I mean the being who was a common hobbit, but who became corrupted by darkness and poison, who’s face is described in ways reminiscent of a gas mask.
The soldier who doesn’t come home, who is poisoned by gas and stress and insanity.
Is Gollum.
The Lord of the Rings repeatedly stresses the horrors of war. Eowyn’s entire arc is about the truth of warfare versus the way it’s glorified. She starts out glorifying war and combat and soldiers, even when her own brother is telling her war sucks and is terrible. And then in the end, she sees first hand what war does to people.
Aragorn’s entire arc isn’t to be the steadfast hero saving the day, it’s to hold the line in terror and horror and blood while the overlooked folk are the people who save the world. And then, what makes him a king, is not his skill in battle, but his healing hands.
Which then ties into both Eowyn and Faramir’s arcs. Eowyn goes into healing not because she’s a weak and meek woman, but because war is horrible and saving lives is better than taking them. Aragorn is glorified within the text for his healing, and so is Eowyn.
Also, tying into the common man thing, in the movies it’s Faramir but in the books it’s SAMWISE who questions what brings a man so far from home to fight in a war and if he is really so different.
LOTR is anti-war propaganda.
And this is why I don’t get people who find Eowyn’s fate to be anti-feminist. She doesn’t become a healer because she’s a woman, she does because it’s the right thing to do. Both her and Faramir’s futures are to renew the world. That’s a good thing.
It’s because people still take Joss Whedon’s view of feminism, even in the year 2020 CE.
I dont know if this exactly belongs here, but … my grandfather served in WW1, at Gallipoli then at Ypres / Passchendael: he retired from his job the year I was born, and helped my parents buy their house, lived with them and helped raise my brother and I. One of the things he tried to teach us, was how horrible war was, relating many ghastly stories to us of his experiences (and many wonderful ones of his time wandering the world, he was born in Ireland and had the Irish storytelling thing). One tale he told me, that really stuck, was his experiences in 1918 - at the end of January, he was the only man still in his platoon (of 40-ish) who had been in the platoon at the start of January - everyone else had been killed, wounded, sent home sick, or … missing, in that wonderful word.

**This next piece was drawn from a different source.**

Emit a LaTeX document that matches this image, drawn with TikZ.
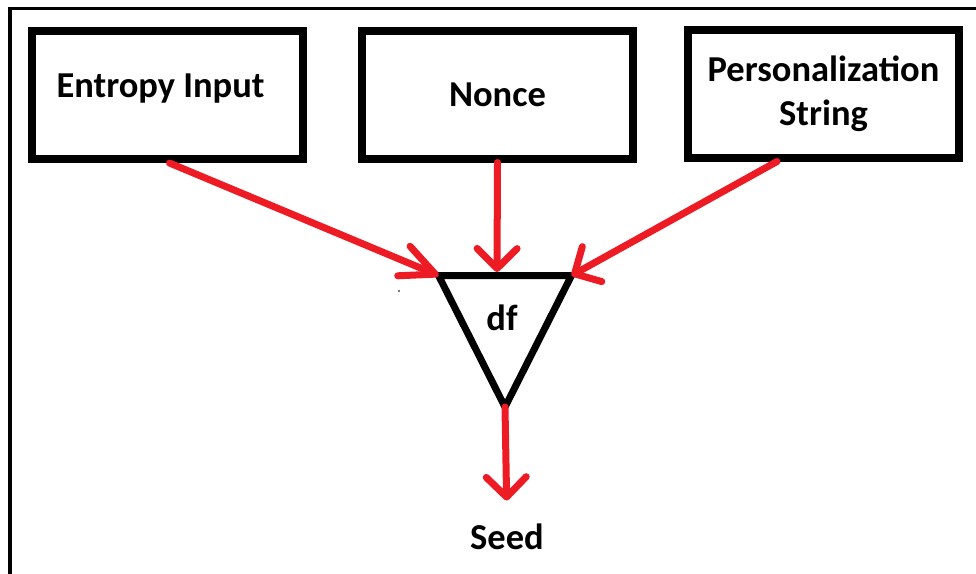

At the end of February, he was the only man still in his platoon who had been in the platoon at the start of February.
At the end of March, he was the only man still in his platoon who had been in the platoon at the start of March.
In April, he took a blighty wound (had a toe shot off … possibly by his own action).
50 years later, he still couldn’t talk about this without breaking down weeping. He shipped back to New Zealand with a shipful of shattered soldiers, the poisoned, the maddened, the crushed and chewed up, and each time he talked about this part of his life, he would go through all the men he knew, and vividly described their suffering.
(he also did a bunk from the ship in Cairo, and met up with a girl he’d met before the war, but thats a whole other story).
I think that belongs exactly here. Your grandfather sounds like a really cool guy.
one of my most favorite supports ☺️
The people and the friends that we have lost, or the dreams that have faded… Never forget them.